The cool interior of the Korean Cultural Centre was a good environment on a July Monday (15th) for the talk. Ms Youn presented the audience with a series of photographic slides, and explained the cultural and historical context to each of the ceramic designs shown.

The jars and designs were of different colours. Some of them were white porcelain, first produced in Korea at the beginning of the the Joseon (or Yi) dynasty, which governed Korea from 1392 up to the formal annexation by Japan in 1910. Other jars had designs on them of bamboos, chrysanthemums, birds and other different patterns. The designs themselves came in different colours: iron-brown, cobalt-blue or copper-red. “There was a taste for multicultural working near the Kwangju area, (Southern Korea)” Ms Youn explained. Earlier works from the Goryeo dynasty had the famous blue-green celadon glaze with decoration in white inlaid slip.
An impressive aspect of her talk lay in the fact that she explained as much about the industrial and manufacturing side of Korean ceramics, in addition to its artistic and aesthetic aspects. For example I learned that cobalt had been imported into Korea from the Middle East via China, and henceforth was used for ceramic manufacture there. But it would have been interesting to hear whether Korean ceramics had any influence on Josiah Wedgewood, one of the great figures of the early Industrial Revolution, who revolutionized porcelain manufacture at his factory in Britain’s Stoke-on-Trent in the 18th century.

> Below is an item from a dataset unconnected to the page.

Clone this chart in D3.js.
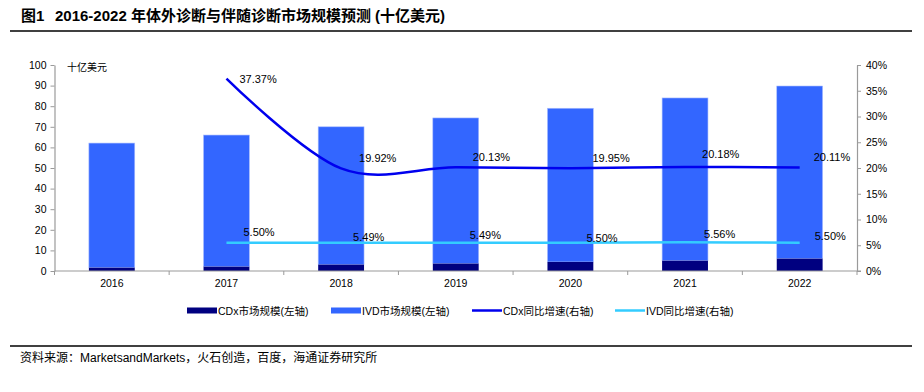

There were a number of questions from the audience afterwards. Ms Youn was asked how the more well-known Chinese & Japanese manufacture had influenced Korea. She replied that this was a complicated question, although she said that Chinese porcelain had influenced Korea, and Korean porcelain had influenced Japan. In response to a question on preserving potteries, she said this was a relatively simple process: the National Museum of Korea and private individuals were involved in the excavation and preservation of ancient Korean pottery.
The lecture forms part of a series of talks over the summer at the London Korean Cultural Centre. There is also a summer exhibition of ceramics at the centre, entitled “Moon Jar: Contemporary Translations in Britain”, June 18 – August 17. The exhibition features the work of Adam Buick, Jack Doherty, Akiko Hirai, Gareth Mason & Yee Sookyung. In the exhibition’s introductory booklet Adam Buick states that his work is influenced by Confucian values such as purity, honesty and modesty, as well as by the landscape of Wales’s Pembrokeshire county.

The most important part of the centre’s exhibition is of course the Moon Jar. Brought to England by the British studio potter Bernard Leach after his second visit to Korea in 1935, it was later purchased by the British Museum. The UK was the first European country to form diplomatic relations with Korea, in 1883. The exhibition’s booklet had a forward by Ed Vaizey, the British Minister for Culture, Communications and Creative Industries, and by Suk-hwan Park, the Republic of Korea’s Ambassador to the UK (who has just returned to Seoul at the end of his posting), and has excellent information on the exhibits & Korean ceramics generally.